Professor—Food Studies and Liberal Arts

Dr. Beth Forrest is a professor of history within the Food Studies and Liberal Arts department at CIA’s New York campus. She teaches World History 2: Medieval to Age of Revolution, Food History, Introduction to Gastronomy, Japanese Culture and History, and History and Culture: Spain.

Dr. Forrest is the former president and current board secretary of the Association for the Study of Food and Society (ASFS) and is a principal investigator for the Mellon Foundation-funded projects “Food, Community, and the Humanities” and “Food, Race, and the Humanities.” Her leadership within ASFS has helped strengthen connections between food scholarship and the broader humanities.

A scholar of food culture, history, and identity, Dr. Forrest is co-editor of From Garum to Mole: Sauces and Identity in the Western World (Oxford UP, 2026), Food in Memory and Imagination: Place, Space and Taste (Bloomsbury, 2022), and Introduction to Gastronomy (Cognella, 2015). Her forthcoming book is a miscellany on butter.

Her research, which examines the sensory and symbolic meanings of food, has appeared in numerous scholarly journals and edited collections, including Food, Culture & Society, Global Food History, Food & Foodways, and The Routledge International Handbook of Food Studies. She has contributed to The Oxford Companion to Cheese, The SAGE Encyclopedia of Food Issues, The Oxford Companion to Sugar and Sweets, and Gastronomica.

Dr.

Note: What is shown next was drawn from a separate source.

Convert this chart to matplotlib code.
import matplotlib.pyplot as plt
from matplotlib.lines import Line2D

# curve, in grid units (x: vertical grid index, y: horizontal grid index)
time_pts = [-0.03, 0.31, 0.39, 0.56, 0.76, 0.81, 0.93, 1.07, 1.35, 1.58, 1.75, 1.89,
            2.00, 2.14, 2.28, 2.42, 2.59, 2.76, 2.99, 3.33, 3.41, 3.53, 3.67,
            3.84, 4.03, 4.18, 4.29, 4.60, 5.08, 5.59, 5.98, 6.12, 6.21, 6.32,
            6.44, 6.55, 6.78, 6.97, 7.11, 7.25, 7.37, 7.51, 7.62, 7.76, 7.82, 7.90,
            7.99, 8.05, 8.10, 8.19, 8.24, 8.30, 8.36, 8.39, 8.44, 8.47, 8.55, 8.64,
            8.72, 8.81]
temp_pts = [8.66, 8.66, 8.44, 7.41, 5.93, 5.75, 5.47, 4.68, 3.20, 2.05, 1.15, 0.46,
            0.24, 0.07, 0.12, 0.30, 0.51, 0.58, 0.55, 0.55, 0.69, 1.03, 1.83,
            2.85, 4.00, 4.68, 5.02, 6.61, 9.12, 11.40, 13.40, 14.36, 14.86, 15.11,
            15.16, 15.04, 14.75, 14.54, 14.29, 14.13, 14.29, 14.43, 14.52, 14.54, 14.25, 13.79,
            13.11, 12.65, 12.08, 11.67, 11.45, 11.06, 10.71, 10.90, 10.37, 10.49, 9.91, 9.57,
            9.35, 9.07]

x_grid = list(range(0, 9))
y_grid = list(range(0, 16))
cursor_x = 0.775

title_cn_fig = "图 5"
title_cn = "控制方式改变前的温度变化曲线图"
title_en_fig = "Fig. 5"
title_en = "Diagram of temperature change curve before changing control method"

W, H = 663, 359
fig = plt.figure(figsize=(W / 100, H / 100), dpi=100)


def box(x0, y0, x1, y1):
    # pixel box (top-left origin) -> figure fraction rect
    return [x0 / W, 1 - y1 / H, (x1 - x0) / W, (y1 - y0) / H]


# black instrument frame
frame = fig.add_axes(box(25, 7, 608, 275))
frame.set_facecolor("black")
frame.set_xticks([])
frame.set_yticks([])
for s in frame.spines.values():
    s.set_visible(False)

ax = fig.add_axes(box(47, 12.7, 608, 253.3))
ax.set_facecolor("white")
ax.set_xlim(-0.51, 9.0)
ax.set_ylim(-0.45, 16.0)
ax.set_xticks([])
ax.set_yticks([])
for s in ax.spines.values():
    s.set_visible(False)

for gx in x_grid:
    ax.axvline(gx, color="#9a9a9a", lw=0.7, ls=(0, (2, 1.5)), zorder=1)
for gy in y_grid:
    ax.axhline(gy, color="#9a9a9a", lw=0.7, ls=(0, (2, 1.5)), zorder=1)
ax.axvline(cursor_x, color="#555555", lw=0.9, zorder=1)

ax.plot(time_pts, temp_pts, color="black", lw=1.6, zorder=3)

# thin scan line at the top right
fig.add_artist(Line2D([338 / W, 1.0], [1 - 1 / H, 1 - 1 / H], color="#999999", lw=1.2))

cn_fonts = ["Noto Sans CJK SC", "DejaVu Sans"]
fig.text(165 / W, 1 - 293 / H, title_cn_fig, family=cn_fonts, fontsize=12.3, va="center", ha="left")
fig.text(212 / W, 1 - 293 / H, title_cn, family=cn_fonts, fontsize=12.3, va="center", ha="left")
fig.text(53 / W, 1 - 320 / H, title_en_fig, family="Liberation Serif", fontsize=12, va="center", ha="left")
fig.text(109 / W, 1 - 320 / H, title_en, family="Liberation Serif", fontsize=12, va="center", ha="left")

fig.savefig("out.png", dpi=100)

Forrest has also been widely quoted in national media outlets such as The Wall Street Journal, Better Homes & Gardens, CNN.com, Forbes.com, The Chicago Tribune, and The Boston Globe, among others.

Before joining CIA’s faculty in 2009, Dr. Forrest served as assistant director of the Programs in Food and Wine at Boston University, where she worked with the celebrated culinary arts program founded by Julia Child and Jacques Pépin. She also taught in the Metropolitan College at Boston University and the Open University of Catalonia in Barcelona, Spain.

Dr. Forrest earned her PhD, MA, and BA in History from Boston University, where her doctoral research explored the role of food and the senses in shaping Spanish identity in the nineteenth century.